§ CHALLENGE
Return the listing below unchanged, minus its pictures.

§ COLLECTED DATA
━━━━━━━━

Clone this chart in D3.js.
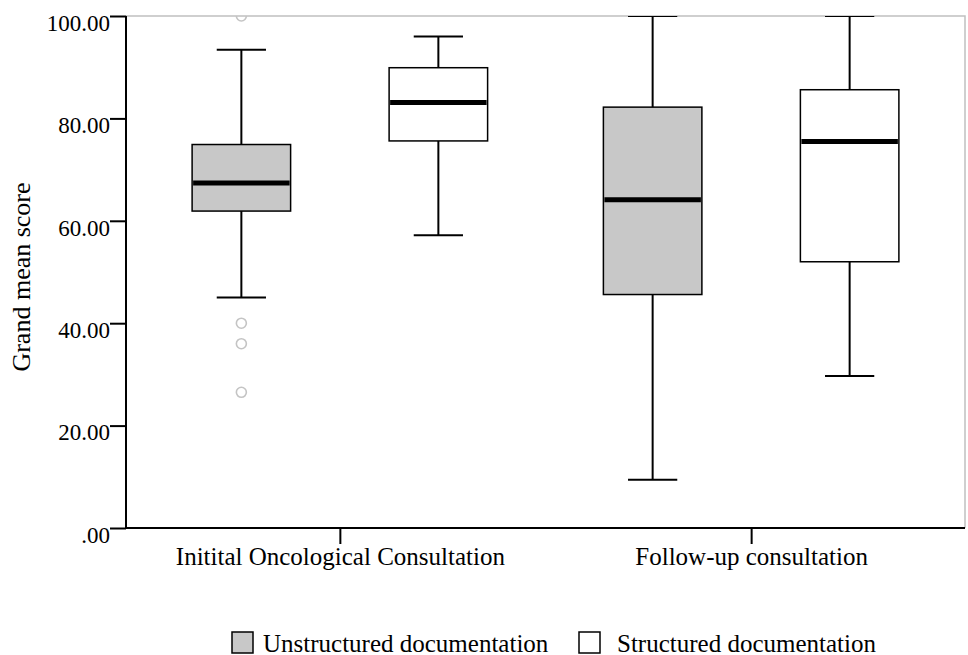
<!DOCTYPE html>
<html lang="en">
<head>
<meta charset="UTF-8">
<title>Grand mean score box plot</title>
<style>
  body { margin: 0; background: #fff; }
  text { font-family: "Liberation Serif", "Times New Roman", serif; fill: #000; }
  .box { stroke: #000; stroke-width: 1.5px; }
  .whisker { stroke: #000; stroke-width: 2px; }
  .median { stroke: #000; stroke-width: 5px; }
  .outlier { fill: none; stroke: #c4c4c4; stroke-width: 1.6px; }
</style>
</head>
<body>
<script src="https://d3js.org/d3.v7.min.js"></script>
<script>
    // data
    const categories = ['Initital Oncological Consultation', 'Follow-up consultation'];
    const series = ['Unstructured documentation', 'Structured documentation'];
    const seriesFill = ['#c8c8c8', '#ffffff'];

    // [category][series] : low whisker, Q1, median, Q3, high whisker
    const lowWhisker = [[45.0, 57.2], [9.4, 29.7]];
    const q1 = [[61.9, 75.6], [45.6, 52.0]];
    const median = [[67.4, 83.1], [64.1, 75.5]];
    const q3 = [[74.9, 89.9], [82.2, 85.6]];
    const highWhisker = [[93.4, 96.0], [100, 100]];
    const outliers = [[[100, 40.0, 36.0, 26.5], []], [[], []]];

    const yTicks = [0, 20, 40, 60, 80, 100];

    const width = 968, height = 655;
    const pLeft = 126, pRight = 965, pTop = 16, pBottom = 528;

    const svg = d3.select('body').append('svg')
        .attr('width', width)
        .attr('height', height);

    const y = d3.scaleLinear().domain([0, 100]).range([pBottom, pTop]);
    const x0 = d3.scalePoint().domain(categories).range([pLeft, pRight]).padding(0.52);
    const x1 = d3.scaleBand().domain(series).range([-197, 197])
        .paddingInner(0.5).paddingOuter(0.25);

    svg.append('clipPath').attr('id', 'plot')
        .append('rect').attr('x', pLeft).attr('y', pTop)
        .attr('width', pRight - pLeft).attr('height', pBottom - pTop);

    // grey frame top / right
    svg.append('path')
        .attr('d', `M${pLeft},${pTop}H${pRight}V${pBottom}`)
        .attr('fill', 'none')
        .attr('stroke', '#c0c0c0')
        .attr('stroke-width', 1.5);

    const rows = [];
    categories.forEach((c, ci) => {
        series.forEach((s, si) => {
            rows.push({
                cat: c, ser: s, si: si,
                lo: lowWhisker[ci][si], q1: q1[ci][si], med: median[ci][si],
                q3: q3[ci][si], hi: highWhisker[ci][si], out: outliers[ci][si]
            });
        });
    });

    const bw = x1.bandwidth();
    const g = svg.append('g').attr('clip-path', 'url(#plot)');

    const box = g.selectAll('g.boxplot')
        .data(rows)
        .enter().append('g')
        .attr('class', 'boxplot')
        .attr('transform', d => `translate(${x0(d.cat) + x1(d.ser) + bw / 2},0)`);

    box.append('line').attr('class', 'whisker')
        .attr('x1', 0).attr('x2', 0)
        .attr('y1', d => y(d.hi)).attr('y2', d => y(d.q3));
    box.append('line').attr('class', 'whisker')
        .attr('x1', 0).attr('x2', 0)
        .attr('y1', d => y(d.q1)).attr('y2', d => y(d.lo));
    box.append('line').attr('class', 'whisker')
        .attr('x1', -bw / 4).attr('x2', bw / 4)
        .attr('y1', d => y(d.hi)).attr('y2', d => y(d.hi));
    box.append('line').attr('class', 'whisker')
        .attr('x1', -bw / 4).attr('x2', bw / 4)
        .attr('y1', d => y(d.lo)).attr('y2', d => y(d.lo));

    box.append('rect').attr('class', 'box')
        .attr('x', -bw / 2).attr('width', bw)
        .attr('y', d => y(d.q3))
        .attr('height', d => y(d.q1) - y(d.q3))
        .attr('fill', d => seriesFill[d.si]);

    box.append('line').attr('class', 'median')
        .attr('x1', -bw / 2 + 1).attr('x2', bw / 2 - 1)
        .attr('y1', d => y(d.med)).attr('y2', d => y(d.med));

    box.selectAll('circle')
        .data(d => d.out)
        .enter().append('circle')
        .attr('class', 'outlier')
        .attr('cx', 0)
        .attr('cy', d => y(d))
        .attr('r', 5);

    // y axis
    const yAxis = svg.append('g')
        .attr('transform', `translate(${pLeft},0)`)
        .call(d3.axisLeft(y).tickValues(yTicks).tickSize(16).tickPadding(0)
            .tickFormat(v => v === 0 ? '.00' : d3.format('.2f')(v)));
    yAxis.selectAll('line, path').attr('stroke', '#000').attr('stroke-width', 2);
    yAxis.select('.domain').attr('d', `M0,${pTop}V${pBottom}`);
    yAxis.selectAll('text')
        .attr('font-size', 23)
        .attr('dy', '0.62em');

    // x axis
    const xAxis = svg.append('g')
        .attr('transform', `translate(0,${pBottom})`)
        .call(d3.axisBottom(x0).tickSize(16).tickPadding(6));
    xAxis.selectAll('line, path').attr('stroke', '#000').attr('stroke-width', 2);
    xAxis.select('.domain').attr('d', `M${pLeft},0H${pRight}`);
    xAxis.selectAll('text')
        .attr('font-size', 25)
        .attr('dy', '0.6em');

    svg.append('text')
        .attr('transform', `translate(30,${(pTop + pBottom) / 2 + 5}) rotate(-90)`)
        .attr('text-anchor', 'middle')
        .attr('font-size', 26)
        .text('Grand mean score');

    // legend
    const legendX = [232, 579];
    const legendTextX = [31, 38];
    const legend = svg.selectAll('g.legend')
        .data(series)
        .enter().append('g')
        .attr('class', 'legend')
        .attr('transform', (d, i) => `translate(${legendX[i]},632)`);
    legend.append('rect')
        .attr('width', 21).attr('height', 21)
        .attr('fill', (d, i) => seriesFill[i])
        .attr('stroke', '#000').attr('stroke-width', 1.5);
    legend.append('text')
        .attr('x', (d, i) => legendTextX[i])
        .attr('y', 19.5)
        .attr('font-size', 25)
        .text(d => d);
</script>
</body>
</html>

━━━━━━━━

§ WRITTEN SOLUTION
Clone this chart in D3.js.
<!DOCTYPE html>
<html lang="en">
<head>
<meta charset="UTF-8">
<title>Grand mean score box plot</title>
<style>
  body { margin: 0; background: #fff; }
  text { font-family: "Liberation Serif", "Times New Roman", serif; fill: #000; }
  .box { stroke: #000; stroke-width: 1.5px; }
  .whisker { stroke: #000; stroke-width: 2px; }
  .median { stroke: #000; stroke-width: 5px; }
  .outlier { fill: none; stroke: #c4c4c4; stroke-width: 1.6px; }
</style>
</head>
<body>
<script src="https://d3js.org/d3.v7.min.js"></script>
<script>
    // data
    const categories = ['Initital Oncological Consultation', 'Follow-up consultation'];
    const series = ['Unstructured documentation', 'Structured documentation'];
    const seriesFill = ['#c8c8c8', '#ffffff'];

    // [category][series] : low whisker, Q1, median, Q3, high whisker
    const lowWhisker = [[45.0, 57.2], [9.4, 29.7]];
    const q1 = [[61.9, 75.6], [45.6, 52.0]];
    const median = [[67.4, 83.1], [64.1, 75.5]];
    const q3 = [[74.9, 89.9], [82.2, 85.6]];
    const highWhisker = [[93.4, 96.0], [100, 100]];
    const outliers = [[[100, 40.0, 36.0, 26.5], []], [[], []]];

    const yTicks = [0, 20, 40, 60, 80, 100];

    const width = 968, height = 655;
    const pLeft = 126, pRight = 965, pTop = 16, pBottom = 528;

    const svg = d3.select('body').append('svg')
        .attr('width', width)
        .attr('height', height);

    const y = d3.scaleLinear().domain([0, 100]).range([pBottom, pTop]);
    const x0 = d3.scalePoint().domain(categories).range([pLeft, pRight]).padding(0.52);
    const x1 = d3.scaleBand().domain(series).range([-197, 197])
        .paddingInner(0.5).paddingOuter(0.25);

    svg.append('clipPath').attr('id', 'plot')
        .append('rect').attr('x', pLeft).attr('y', pTop)
        .attr('width', pRight - pLeft).attr('height', pBottom - pTop);

    // grey frame top / right
    svg.append('path')
        .attr('d', `M${pLeft},${pTop}H${pRight}V${pBottom}`)
        .attr('fill', 'none')
        .attr('stroke', '#c0c0c0')
        .attr('stroke-width', 1.5);

    const rows = [];
    categories.forEach((c, ci) => {
        series.forEach((s, si) => {
            rows.push({
                cat: c, ser: s, si: si,
                lo: lowWhisker[ci][si], q1: q1[ci][si], med: median[ci][si],
                q3: q3[ci][si], hi: highWhisker[ci][si], out: outliers[ci][si]
            });
        });
    });

    const bw = x1.bandwidth();
    const g = svg.append('g').attr('clip-path', 'url(#plot)');

    const box = g.selectAll('g.boxplot')
        .data(rows)
        .enter().append('g')
        .attr('class', 'boxplot')
        .attr('transform', d => `translate(${x0(d.cat) + x1(d.ser) + bw / 2},0)`);

    box.append('line').attr('class', 'whisker')
        .attr('x1', 0).attr('x2', 0)
        .attr('y1', d => y(d.hi)).attr('y2', d => y(d.q3));
    box.append('line').attr('class', 'whisker')
        .attr('x1', 0).attr('x2', 0)
        .attr('y1', d => y(d.q1)).attr('y2', d => y(d.lo));
    box.append('line').attr('class', 'whisker')
        .attr('x1', -bw / 4).attr('x2', bw / 4)
        .attr('y1', d => y(d.hi)).attr('y2', d => y(d.hi));
    box.append('line').attr('class', 'whisker')
        .attr('x1', -bw / 4).attr('x2', bw / 4)
        .attr('y1', d => y(d.lo)).attr('y2', d => y(d.lo));

    box.append('rect').attr('class', 'box')
        .attr('x', -bw / 2).attr('width', bw)
        .attr('y', d => y(d.q3))
        .attr('height', d => y(d.q1) - y(d.q3))
        .attr('fill', d => seriesFill[d.si]);

    box.append('line').attr('class', 'median')
        .attr('x1', -bw / 2 + 1).attr('x2', bw / 2 - 1)
        .attr('y1', d => y(d.med)).attr('y2', d => y(d.med));

    box.selectAll('circle')
        .data(d => d.out)
        .enter().append('circle')
        .attr('class', 'outlier')
        .attr('cx', 0)
        .attr('cy', d => y(d))
        .attr('r', 5);

    // y axis
    const yAxis = svg.append('g')
        .attr('transform', `translate(${pLeft},0)`)
        .call(d3.axisLeft(y).tickValues(yTicks).tickSize(16).tickPadding(0)
            .tickFormat(v => v === 0 ? '.00' : d3.format('.2f')(v)));
    yAxis.selectAll('line, path').attr('stroke', '#000').attr('stroke-width', 2);
    yAxis.select('.domain').attr('d', `M0,${pTop}V${pBottom}`);
    yAxis.selectAll('text')
        .attr('font-size', 23)
        .attr('dy', '0.62em');

    // x axis
    const xAxis = svg.append('g')
        .attr('transform', `translate(0,${pBottom})`)
        .call(d3.axisBottom(x0).tickSize(16).tickPadding(6));
    xAxis.selectAll('line, path').attr('stroke', '#000').attr('stroke-width', 2);
    xAxis.select('.domain').attr('d', `M${pLeft},0H${pRight}`);
    xAxis.selectAll('text')
        .attr('font-size', 25)
        .attr('dy', '0.6em');

    svg.append('text')
        .attr('transform', `translate(30,${(pTop + pBottom) / 2 + 5}) rotate(-90)`)
        .attr('text-anchor', 'middle')
        .attr('font-size', 26)
        .text('Grand mean score');

    // legend
    const legendX = [232, 579];
    const legendTextX = [31, 38];
    const legend = svg.selectAll('g.legend')
        .data(series)
        .enter().append('g')
        .attr('class', 'legend')
        .attr('transform', (d, i) => `translate(${legendX[i]},632)`);
    legend.append('rect')
        .attr('width', 21).attr('height', 21)
        .attr('fill', (d, i) => seriesFill[i])
        .attr('stroke', '#000').attr('stroke-width', 1.5);
    legend.append('text')
        .attr('x', (d, i) => legendTextX[i])
        .attr('y', 19.5)
        .attr('font-size', 25)
        .text(d => d);
</script>
</body>
</html>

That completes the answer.